# What you need to do
Read the material below and tally how many lines hold the word "this", giving the number and nothing else.

-- START Records provided --

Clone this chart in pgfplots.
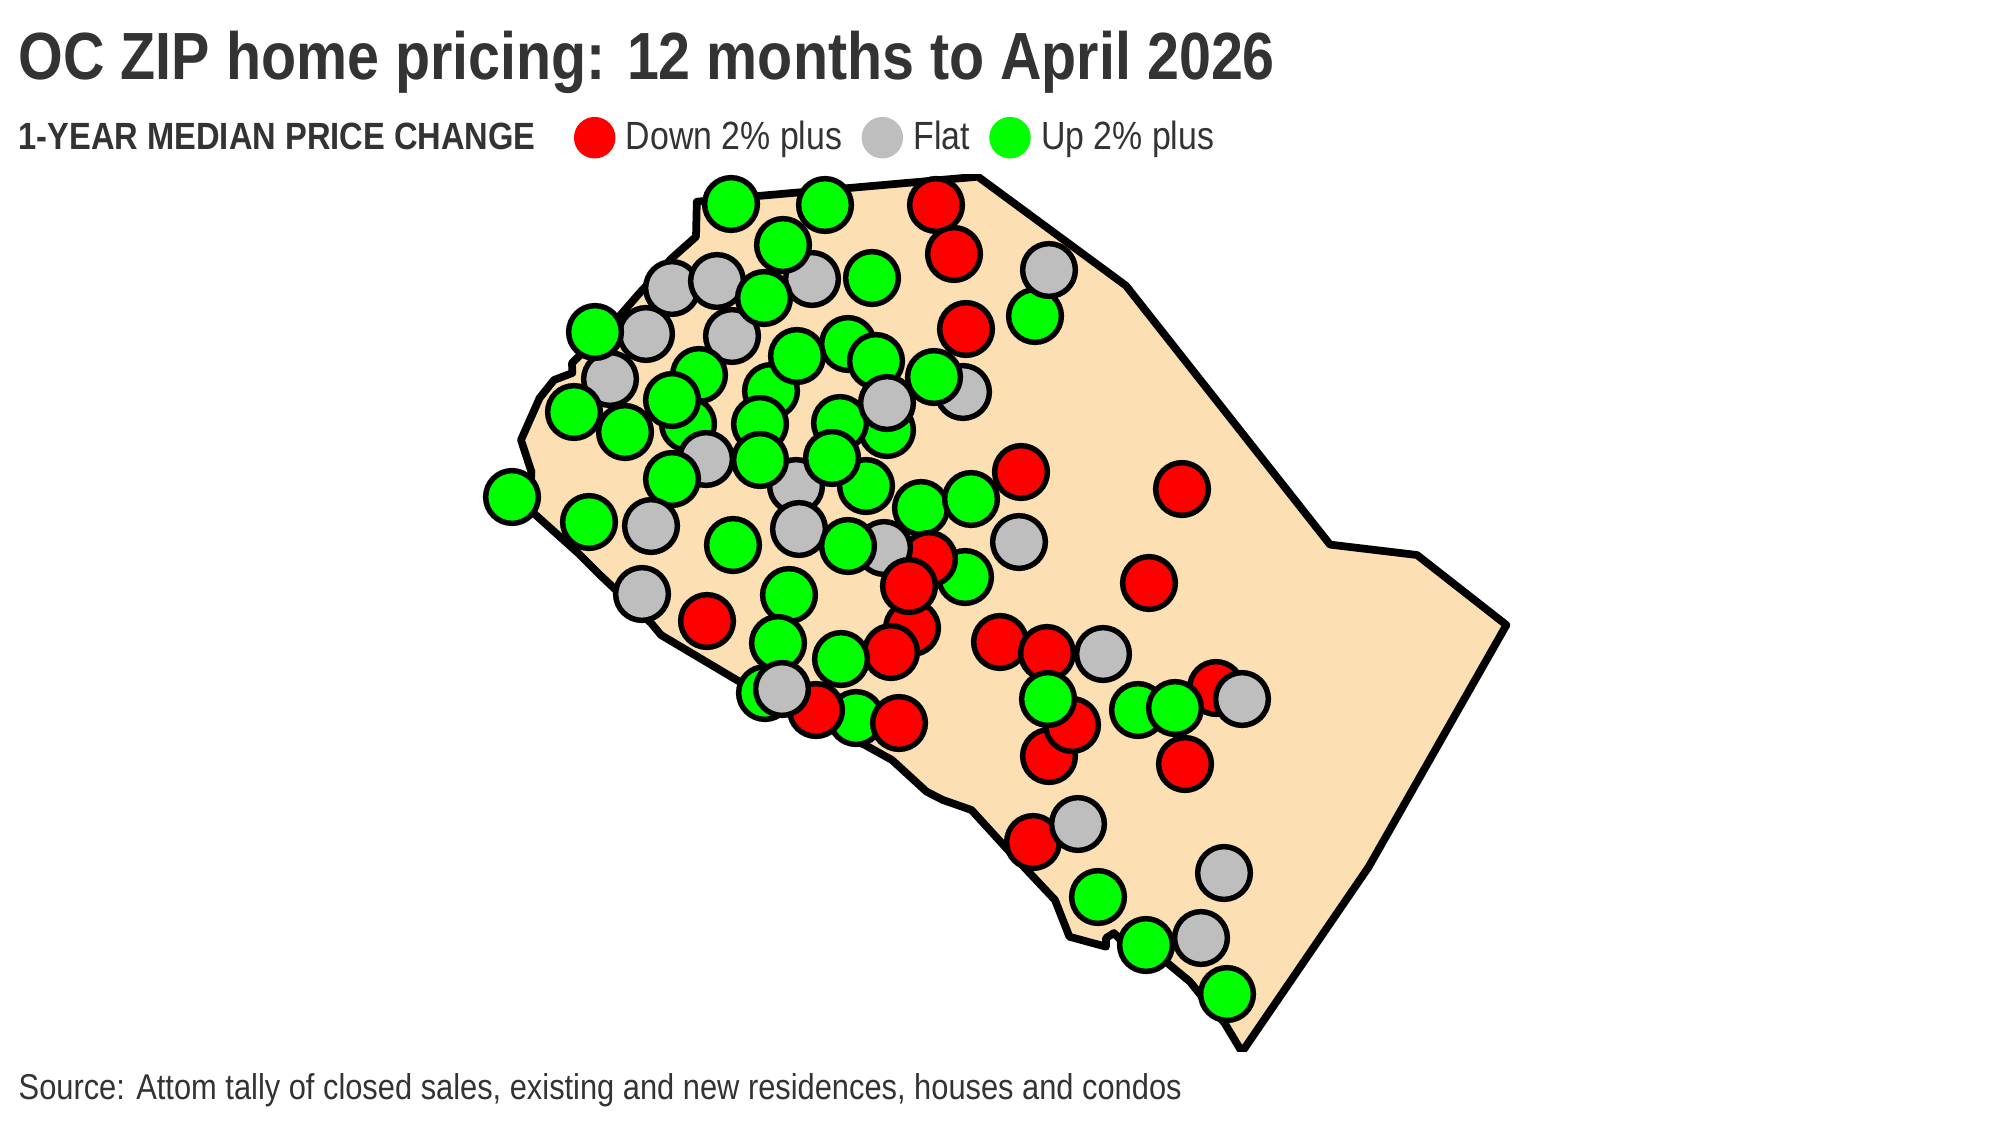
\documentclass[border=0pt]{standalone}
\usepackage{fontspec}
\usepackage{pgfplots}
\usepackage{pgfplotstable}
\pgfplotsset{compat=1.18}
\setmainfont{Liberation Sans}[FakeStretch=0.86]
\definecolor{landfill}{HTML}{FCE0B4}
\definecolor{textdark}{HTML}{333333}
\definecolor{flatgray}{HTML}{BEBEBE}
\definecolor{upgreen}{HTML}{00FF00}
\definecolor{downred}{HTML}{FF0000}

% ZIP points in image pixels, in drawing order
\pgfplotstableread{
x y c
646 334 f
610 379 f
574 412 u
625 432 u
672 288 f
717 281 f
812 279 f
732 336 f
764 298 u
783 245 u
595 332 u
731 204 u
825 205 u
936 205 d
954 254 d
872 278 u
1035 316 u
1049 270 f
966 329 d
848 344 u
771 391 u
797 356 u
876 361 u
963 392 f
934 377 u
699 375 u
688 424 u
706 459 f
672 400 u
672 479 u
887 430 u
840 423 u
887 403 f
796 486 f
760 424 u
760 460 u
866 486 u
832 458 u
1021 472 d
921 508 u
971 499 u
512 497 u
589 522 u
651 526 f
799 529 f
733 545 u
1019 542 f
1182 489 d
965 577 u
912 628 d
929 559 d
884 548 f
909 586 d
848 546 u
891 652 d
841 659 u
1149 583 d
642 594 f
707 621 d
789 595 u
778 643 u
856 718 u
816 710 d
899 723 d
765 693 u
782 689 f
1000 642 d
1047 653 d
1103 654 f
1049 756 d
1072 725 d
1048 699 u
1138 710 u
1216 688 d
1175 708 u
1242 699 f
1185 764 d
1033 842 d
1078 824 f
1224 873 f
1098 897 u
1146 945 u
1201 938 f
1227 994 u
}\zippoints

\pgfplotsset{
    swatch/.style={legend image code/.code={
        \path (0cm,0cm) (0.6cm,0cm);
        \fill[#1] (0.3cm,0cm) circle (5.7pt);
    }},
}

\begin{document}
\begin{tikzpicture}
\useasboundingbox (0,-0.74) rectangle (20,10.51);
\begin{axis}[
    at={(0,0)}, anchor=south west,
    scale only axis,
    width=20cm, height=8.76cm,
    xmin=0, xmax=2000,
    ymin=175, ymax=1051,
    y dir=reverse,
    hide axis,
    legend columns=3,
    legend style={
        at={(axis cs:564,137.7)}, anchor=west,
        draw=none, fill=none,
        inner sep=0pt, outer sep=0pt,
        nodes={inner xsep=0pt},
        font=\fontsize{11.2pt}{13pt}\selectfont\color{textdark},
        /tikz/every even column/.append style={column sep=2.7pt},
        /tikz/every odd column/.append style={column sep=0.1pt},
    },
    scatter/classes={
        d={mark=*, fill=downred},
        f={mark=*, fill=flatgray},
        u={mark=*, fill=upgreen}
    },
]
\addlegendimage{swatch=downred}
\addlegendentry{Down 2\% plus}
\addlegendimage{swatch=flatgray}
\addlegendentry{Flat}
\addlegendimage{swatch=upgreen}
\addlegendentry{Up 2\% plus}

\addplot[fill=landfill, draw=black, line width=2.2pt, line join=round, forget plot] coordinates {
    (978,176.7) (758,196) (696.8,201.7) (696,236.7) (672,258) (639.6,293)
    (619,316.7) (572,363) (572.3,373) (554,380) (539.6,398) (521,440)
    (531.4,471.7) (530,500) (533.5,513) (578,553) (600,575) (651,623)
    (661,635) (736.7,680) (800,715) (865,745) (892,760) (926.6,791.7)
    (943,800) (971.5,810) (1008,850) (1055,900) (1069.4,936.7) (1106,946.7)
    (1106,938) (1114,933) (1130,950) (1167.4,963) (1190,981.7) (1202,996.7)
    (1224.5,1023) (1242,1052) (1368.6,867) (1506.4,625) (1417,555)
    (1330,544.6) (1126,285.7)
} -- cycle;

\addplot[scatter, only marks, scatter src=explicit symbolic,
    mark size=7.5pt, line width=1.55pt, draw=black, forget plot]
    table[x=x, y=y, meta=c] {\zippoints};
\end{axis}
\node[anchor=base west, inner sep=0pt, text=textdark] at (0.18,9.71)
    {\fontsize{19pt}{22pt}\selectfont\bfseries OC ZIP home pricing: 12 months to April 2026};
\node[anchor=base west, inner sep=0pt, text=textdark] at (0.18,9.01)
    {\fontsize{10.8pt}{13pt}\selectfont\bfseries 1-YEAR MEDIAN PRICE CHANGE};
\node[anchor=base west, inner sep=0pt, text=textdark] at (0.18,-0.48)
    {\fontsize{10.2pt}{12pt}\selectfont Source: Attom tally of closed sales, existing and new residences, houses and condos};
\end{tikzpicture}
\end{document}
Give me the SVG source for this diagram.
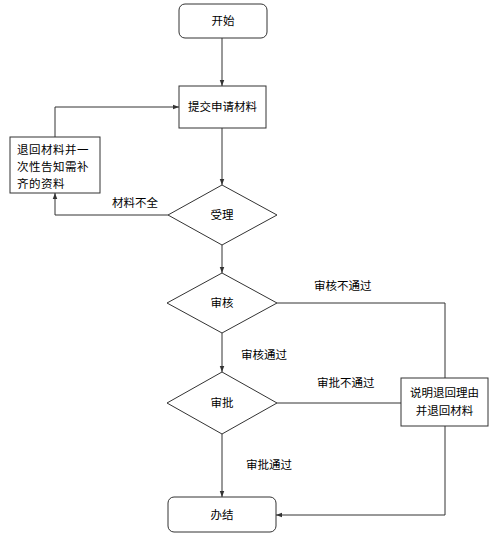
<svg xmlns="http://www.w3.org/2000/svg" width="500" height="537" viewBox="0 0 500 537">
<style>
.n{fill:#fff;stroke:#333;stroke-width:1}
.t{font-family:"Liberation Sans","Noto Sans CJK SC",sans-serif;font-size:11.5px;fill:#000;text-anchor:middle;dominant-baseline:central}
.l{font-family:"Liberation Sans","Noto Sans CJK SC",sans-serif;font-size:11.5px;fill:#000;dominant-baseline:central}
.w{letter-spacing:0.5px}
.c{fill:none;stroke:#333;stroke-width:1}
</style>
<defs>
<marker id="a" viewBox="0 0 8 8" refX="8" refY="4" markerWidth="6" markerHeight="6" orient="auto" markerUnits="userSpaceOnUse">
<path d="M0,1 L8,4 L0,7 Z" fill="#333"/>
</marker>
</defs>
<rect width="500" height="537" fill="#fff"/>
<g id="connectors">
<path class="c" d="M222,38 V86" marker-end="url(#a)"/>
<path class="c" d="M222,128 V185" marker-end="url(#a)"/>
<path class="c" d="M168,215 H55 V193" marker-end="url(#a)"/>
<path class="c" d="M55,137 V107 H179" marker-end="url(#a)"/>
<path class="c" d="M222,245 V273" marker-end="url(#a)"/>
<path class="c" d="M277,303 H445 V378"/>
<path class="c" d="M222,333 V372" marker-end="url(#a)"/>
<path class="c" d="M277,403 H401"/>
<path class="c" d="M222,434 V497" marker-end="url(#a)"/>
<path class="c" d="M445,426 V515 H276" marker-end="url(#a)"/>
<text class="l" x="112" y="203">材料不全</text>
<text class="l" x="314" y="286">审核不通过</text>
<text class="l" x="241" y="355">审核通过</text>
<text class="l" x="317" y="383">审批不通过</text>
<text class="l" x="246" y="465">审批通过</text>
</g>
<g id="start">
<rect class="n" x="179" y="4" width="88" height="34" rx="6"/>
<text class="t" x="223" y="21">开始</text>
</g>
<g id="submit">
<rect class="n" x="179" y="86" width="87" height="42"/>
<text class="t" x="222.5" y="107">提交申请材料</text>
</g>
<g id="returnBox">
<rect class="n" x="10" y="137" width="90" height="56"/>
<text class="l w" x="17" y="150">退回材料并一</text>
<text class="l w" x="17" y="167">次性告知需补</text>
<text class="l w" x="17" y="184">齐的资料</text>
</g>
<g id="accept">
<polygon class="n" points="222,185 277,215 222,245 168,215"/>
<text class="t" x="222" y="215">受理</text>
</g>
<g id="review">
<polygon class="n" points="222,273 277,303 222,333 167,303"/>
<text class="t" x="222" y="303">审核</text>
</g>
<g id="approve">
<polygon class="n" points="222,372 277,403 222,434 167,403"/>
<text class="t" x="222" y="403">审批</text>
</g>
<g id="explain">
<rect class="n" x="401" y="378" width="87" height="48"/>
<text class="t" x="444.5" y="393">说明退回理由</text>
<text class="t" x="444.5" y="411">并退回材料</text>
</g>
<g id="done">
<rect class="n" x="168" y="497" width="108" height="35" rx="6"/>
<text class="t" x="222" y="515">办结</text>
</g>
</svg>
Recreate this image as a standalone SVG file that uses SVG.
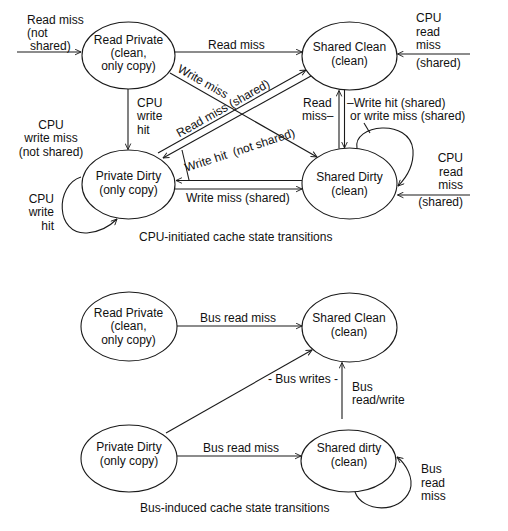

-- END Records provided --

# Expected answer
3